I had just feed the Leafy Sea Dragons and was standing in the aquarium on the public side watching to make sure they all ate and I got to talking to this guy. He was pretty young and on his way back from a two week trip to Catalina Island. He worked at an aquarium store in Northern California. The point of this was that as we were talking it became apparent that he viewed my job and my participation in it as living the dream. It made me feel weird, because though I love my job I don’t feel like I am living the dream. It occurred to me that a good portion of other people would look at this guy’s vacation and his boat he took it on as living the dream.

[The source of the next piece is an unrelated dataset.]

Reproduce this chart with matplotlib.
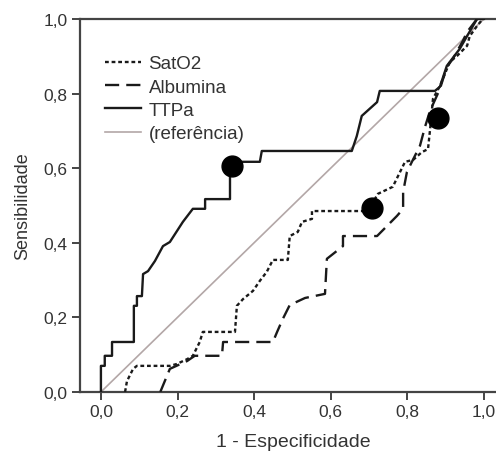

I wonder if to some degree everyone spends much of there life staring at the horizon. The Counting Crows say “If you've never stared off into the distance then your life is a shame” and it’s true but what are we to make of the obsessive focus on the next thing that reduces what we have accomplished to an unsatisfying interim until the next thing. I wouldn’t say it’s a “the grass is greener” thing, it’s more of a pursuing the horizon. This job, that degree all are ends to other things and so are unfulfilling in themselves in the meantime. It’s like we focus so much on the horizon the present is lost. To this guy I am living the dream. I love my job but my mind is full of the next steps to make a job like this a more permanent reality. He sees me behind the tanks working and I see the eventual December. It seems that this excessive forward focus and marginalization of the present is fairly universal. Its either that or people squander their lives by focusing on the immediate pleasure and one day look up to realize that their life is ending with nothing worthwhile or lasting attempted.

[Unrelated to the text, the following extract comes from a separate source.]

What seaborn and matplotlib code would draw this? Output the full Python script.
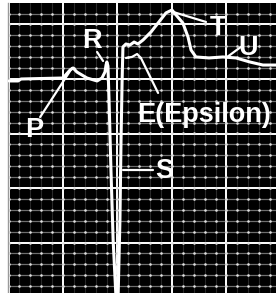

It’s scary to think that we could be living the dream, that this reality in the present is what we have to work with. It’s scary trying to pursue your dreams. The more effort you make the greater chance of failure. Apathy and small comforts will ensure a fairly painless and trivial life. I spent so much of my life afraid, and I’ll level with you, I am scared now. I keep moving forward in small steps. I know another more capable person given the same materials and experiences could have fashioned them into something far greater. Maybe the greatest challenge is to enjoy how far we get without becoming prideful or comparing ourselves to some non-existent standard of performance.
1 comment:
Thanks for sharing this. Very interesting to think about. And related to a book I recently skimmed part of, called "Stumbling on Happiness" by Daniel Gilbert. In it, he talks about how humans are different from other creatures because we can imagine our future selves. And it's our ability to do that, that can kind of drive us crazy. Because we're constantly thinking about our future self, be it 10 years down the road to 10 minutes, and we're thinking about what we should do so that future person will be happy. So even once we get there, it's too late, because we're thinking about the self that is further in the future. Freaky.